MARR, NIKOLAY YAKOVLEVICH


Meaning of MARR, NIKOLAY YAKOVLEVICH in English

born Jan. 6, 1865, [Dec. 25, 1864, old style], Kutaisi, Georgia, Russian Empire died Dec. 20, 1934, Leningrad [St. Petersburg] Russian linguist, archaeologist, and ethnographer specializing in the languages of the Caucasus. A professor at St. Petersburg University from 1900, Marr published numerous collections of old Georgian and Armenian literature and attempted to prove a relationship between the Caucasian and Semitic-Hamitic and Basque languages. Marr took his ideas further in 1924, proposing a monogenetic theory of language: all languages evolved from one original made up of four basic elements (sal, ber, yon, rosh). Each language of the world had attained its own stage of evolution.
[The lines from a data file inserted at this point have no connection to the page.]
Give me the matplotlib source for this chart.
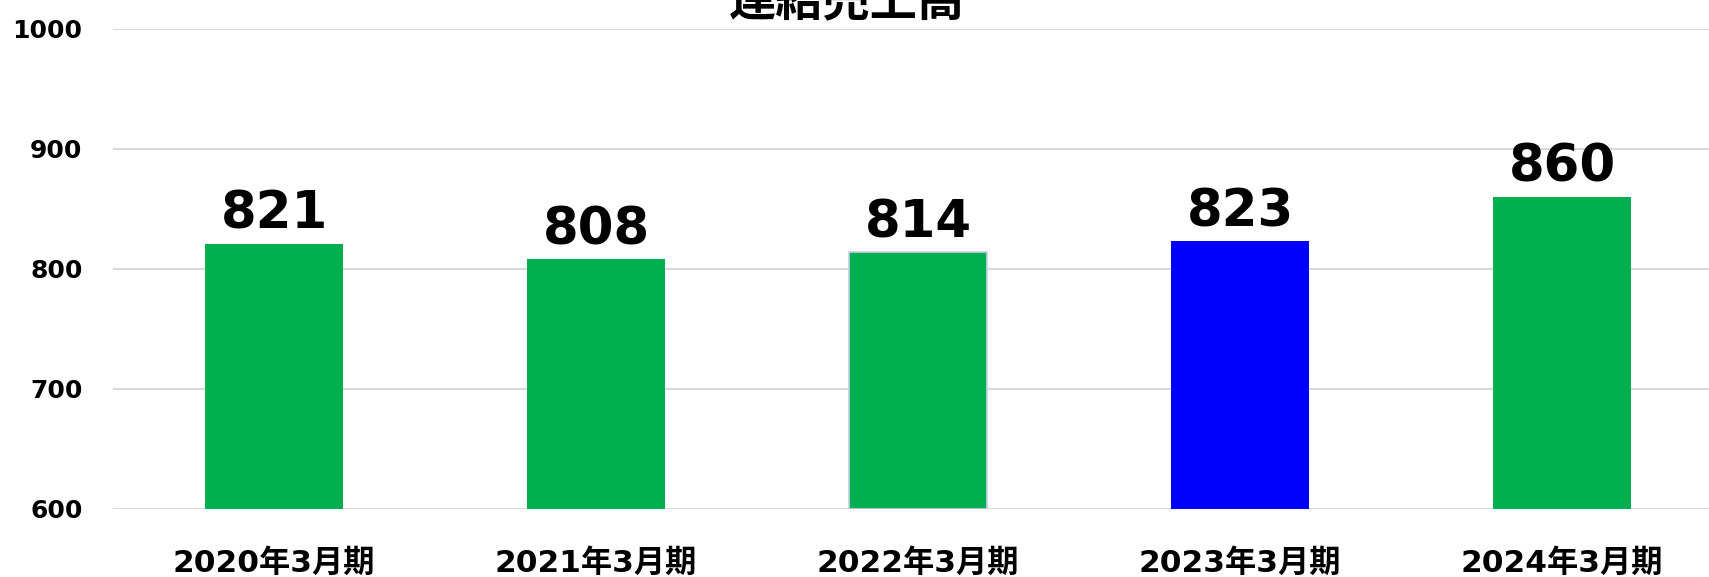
import matplotlib
matplotlib.use("Agg")
import matplotlib.pyplot as plt

categories = ["2020年3月期", "2021年3月期", "2022年3月期", "2023年3月期", "2024年3月期"]
values = [821, 808, 814, 823, 860]
colors = ["#00B050", "#00B050", "#00B050", "#0000FF", "#00B050"]
edges = ["none", "none", "#c9cde6", "none", "none"]
yticks = [600, 700, 800, 900, 1000]
title = "連結売上高"

fam = ["DejaVu Sans", "Noto Sans CJK JP"]

W, H = 1709, 577
fig = plt.figure(figsize=(W / 100, H / 100), dpi=100)
ax = fig.add_axes([113 / W, (H - 509) / H, 1610 / W, 480 / H])

x = list(range(len(categories)))
bars = ax.bar(x, [v - 600 for v in values], bottom=600, width=0.43, color=colors, zorder=3)
for b, e in zip(bars, edges):
    if e != "none":
        b.set_edgecolor(e)
        b.set_linewidth(1.2)

for xi, v in zip(x, values):
    ax.annotate(str(v), (xi, v), xytext=(0, 3), textcoords="offset points",
                ha="center", va="bottom", fontsize=37, fontweight="bold",
                family=fam, color="black", zorder=4)

ax.set_xlim(-0.5, len(categories) - 0.5)
ax.set_ylim(600, 1000)
ax.set_yticks(yticks)
ax.set_yticklabels([str(t) for t in yticks], fontsize=18, fontweight="bold", family=fam)
ax.set_xticks(x)
ax.set_xticklabels(categories, fontsize=22.5, fontweight="bold", family=fam)
ax.tick_params(axis="y", length=0, pad=22)
ax.tick_params(axis="x", length=0, pad=28)
ax.grid(axis="y", color="#d9d9d9", linewidth=1.5, zorder=0)
for s in ax.spines.values():
    s.set_visible(False)

fig.text(847 / W, (H - 15) / H, title, ha="center", va="baseline", fontsize=34,
         fontweight="bold", family=["Noto Sans CJK JP", "DejaVu Sans"])

fig.savefig("out.png", dpi=100)
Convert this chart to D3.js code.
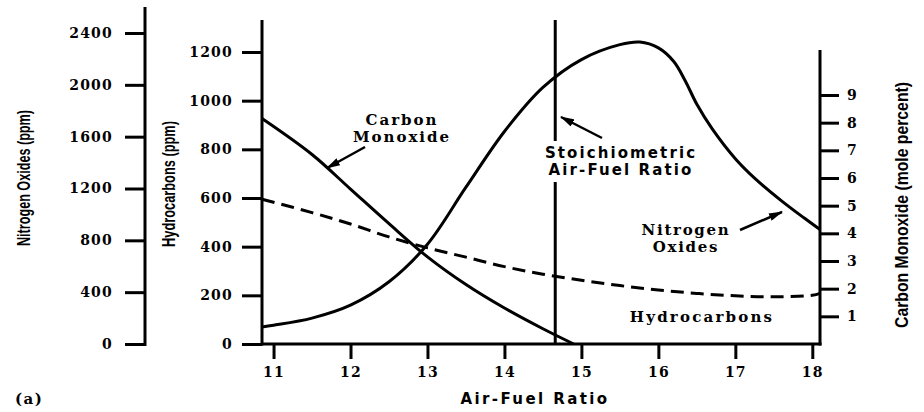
<!DOCTYPE html>
<html>
<head>
<meta charset="utf-8">
<script src="https://cdn.jsdelivr.net/npm/d3@7"></script>
<style>
  html, body { margin: 0; padding: 0; background: #fff; }
  svg { display: block; }
  .tick text { font-family: "DejaVu Serif", serif; font-weight: bold; font-size: 14px; letter-spacing: 1.2px; fill: #000; }
  .tick line { stroke: #000; stroke-width: 3px; }
  .domain { display: none; }
</style>
</head>
<body>
<svg id="chart" width="924" height="412"></svg>
<script>
// ---------- data ----------
const noxAFR  = [10.85, 11.0, 11.5, 12.0, 12.5, 13.0, 13.5, 14.0, 14.5, 15.0, 15.5, 15.76, 16.0, 16.2, 16.35, 16.5, 16.7, 17.0, 17.25, 17.6, 17.9, 18.1];
const noxPPM  = [132, 145, 200, 300, 480, 770, 1210, 1640, 1980, 2195, 2310, 2330, 2285, 2180, 2030, 1850, 1660, 1430, 1280, 1105, 970, 883];

const coAFR   = [10.85, 11.5, 12.0, 12.5, 13.0, 13.5, 14.0, 14.5, 14.9];
const coPct   = [8.15, 6.85, 5.6, 4.35, 3.15, 2.15, 1.3, 0.55, 0];

const hcAFR   = [10.85, 11.5, 12.0, 12.5, 13.0, 13.5, 14.0, 14.5, 15.0, 15.5, 16.0, 16.5, 17.0, 17.5, 18.0, 18.1];
const hcPPM   = [595, 540, 493, 440, 395, 357, 318, 287, 262, 240, 222, 208, 198, 194, 200, 208];

const xTicks   = [11, 12, 13, 14, 15, 16, 17, 18];
const noxTicks = [0, 400, 800, 1200, 1600, 2000, 2400];
const hcTicks  = [0, 200, 400, 600, 800, 1000, 1200];
const coTicks  = [1, 2, 3, 4, 5, 6, 7, 8, 9];
const stoichAFR = 14.66;

// ---------- scales ----------
const svg = d3.select("#chart");
const x    = d3.scaleLinear().domain([10.85, 18.1]).range([262, 820]);
const yNOx = d3.scaleLinear().domain([0, 2400]).range([344, 33]);
const yHC  = d3.scaleLinear().domain([0, 1200]).range([344, 52]);
const yCO  = d3.scaleLinear().domain([0, 9]).range([344, 95]);

const axisStroke = 3;
function vline(xp, y1, y2, w) {
  return svg.append("line").attr("x1", xp).attr("x2", xp).attr("y1", y1).attr("y2", y2)
     .attr("stroke", "#000").attr("stroke-width", w || axisStroke);
}

// NOx axis (far left)
const noxX = x.range()[0] - 117;
svg.append("g").attr("transform", `translate(${noxX},0)`)
   .call(d3.axisLeft(yNOx).tickValues(noxTicks).tickFormat(d3.format("d")).tickSize(20).tickPadding(12));
vline(noxX, yNOx(2400) - 26, yNOx(0) + 2);

// HC axis (plot left edge)
svg.append("g").attr("transform", `translate(${x.range()[0]},0)`)
   .call(d3.axisLeft(yHC).tickValues(hcTicks).tickFormat(d3.format("d")).tickSize(20).tickPadding(9));
vline(x.range()[0], yHC(1200) - 32, yHC(0) + 1.5);

// bottom axis
svg.append("g").attr("transform", `translate(0,${yHC(0)})`)
   .call(d3.axisBottom(x).tickValues(xTicks).tickSize(15).tickPadding(8));
svg.append("line").attr("x1", x.range()[0]).attr("x2", x.range()[1] + 1.5)
   .attr("y1", yHC(0)).attr("y2", yHC(0)).attr("stroke", "#000").attr("stroke-width", axisStroke);

// CO axis (right)
svg.append("g").attr("transform", `translate(${x.range()[1]},0)`)
   .call(d3.axisRight(yCO).tickValues(coTicks).tickSize(19).tickPadding(8));
vline(x.range()[1], yCO(9) - 45, yCO(0) + 1.5);

// ---------- curves ----------
const smooth = d3.curveCatmullRom.alpha(0.5);
const lineNOx = d3.line().x((d, i) => x(noxAFR[i])).y(d => yNOx(d)).curve(smooth);
const lineCO  = d3.line().x((d, i) => x(coAFR[i])).y(d => yCO(d)).curve(smooth);
const lineHC  = d3.line().x((d, i) => x(hcAFR[i])).y(d => yHC(d)).curve(smooth);

svg.append("path").attr("d", lineNOx(noxPPM)).attr("fill", "none").attr("stroke", "#000").attr("stroke-width", 3);
svg.append("path").attr("d", lineCO(coPct)).attr("fill", "none").attr("stroke", "#000").attr("stroke-width", 3);
svg.append("path").attr("d", lineHC(hcPPM)).attr("fill", "none").attr("stroke", "#000").attr("stroke-width", 3)
   .attr("stroke-dasharray", "13,7");

// stoichiometric line
vline(x(stoichAFR), yHC(1200) - 32, yHC(0), 3);

// ---------- annotations ----------
const defs = svg.append("defs");
defs.append("marker").attr("id", "ah").attr("viewBox", "0 0 14 8").attr("refX", 13).attr("refY", 4)
    .attr("markerWidth", 14).attr("markerHeight", 8).attr("markerUnits", "userSpaceOnUse").attr("orient", "auto")
    .append("path").attr("d", "M0,0 L14,4 L0,8 Z").attr("fill", "#000");

function arrow(x1, y1, x2, y2) {
  svg.append("line").attr("x1", x1).attr("y1", y1).attr("x2", x2).attr("y2", y2)
     .attr("stroke", "#000").attr("stroke-width", 2.5).attr("marker-end", "url(#ah)");
}
function label(lines, cx, y0, dy, family, size, spacing) {
  const t = svg.append("text").attr("text-anchor", "middle")
     .attr("font-family", family).attr("font-weight", "bold").attr("font-size", size)
     .attr("letter-spacing", spacing || 0).attr("fill", "#000");
  lines.forEach((s, i) => t.append("tspan").attr("x", cx).attr("y", y0 + i * dy).text(s));
  return t;
}

label(["Carbon", "Monoxide"], 402, 125, 17, "DejaVu Serif", 15, 2);
arrow(365, 147, 327, 168);

// Stoichiometric label with white backing to break the vertical line
const st = label(["Stoichiometric", "Air-Fuel Ratio"], 621, 158, 17, "DejaVu Sans", 15, 2.1);
const bb = st.node().getBBox();
svg.insert("rect", () => st.node()).attr("x", bb.x - 2).attr("y", bb.y - 3)
   .attr("width", bb.width + 4).attr("height", bb.height + 6).attr("fill", "#fff");
arrow(602, 138, 561, 117);

label(["Nitrogen", "Oxides"], 686, 235, 17, "DejaVu Serif", 15, 1.7);
arrow(740, 230, 782, 212);

label(["Hydrocarbons"], 702, 322, 0, "DejaVu Serif", 15, 2.2);

// axis titles
svg.append("text").attr("x", 535).attr("y", 404).attr("text-anchor", "middle")
   .attr("font-family", "DejaVu Sans").attr("font-weight", "bold").attr("font-size", 15).attr("letter-spacing", 2.4)
   .text("Air-Fuel Ratio");

function vtitle(txt, cx, cy, size, len) {
  svg.append("text").attr("transform", `translate(${cx},${cy}) rotate(-90)`).attr("text-anchor", "middle")
     .attr("dominant-baseline", "middle")
     .attr("font-family", "Liberation Sans, sans-serif").attr("font-weight", "bold")
     .attr("font-size", size).attr("textLength", len).attr("lengthAdjust", "spacingAndGlyphs").text(txt);
}
vtitle("Nitrogen Oxides (ppm)", 25, 178, 19, 136);
vtitle("Hydrocarbons (ppm)", 170, 184, 19, 126);
vtitle("Carbon Monoxide (mole percent)", 903, 205, 19, 246);

svg.append("text").attr("x", 15).attr("y", 404)
   .attr("font-family", "DejaVu Serif").attr("font-weight", "bold").attr("font-size", 15).attr("letter-spacing", 1.5).text("(a)");
</script>
</body>
</html>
Languages themselves were the products of the underlying socioeconomic structure and were therefore class-related and not national phenomena. Marr's ideas lent themselves to Marxist theory; and became the official linguistic approach until 1950, when Stalin denounced it. After his death in 1934, Marr's ideas were adopted and expanded by the Institute of Language and Thought. Marr's discredited theory has obscured his legitimate accomplishment: exciting interest in the many non-IndoEuropean languages within republics of the former Soviet Union.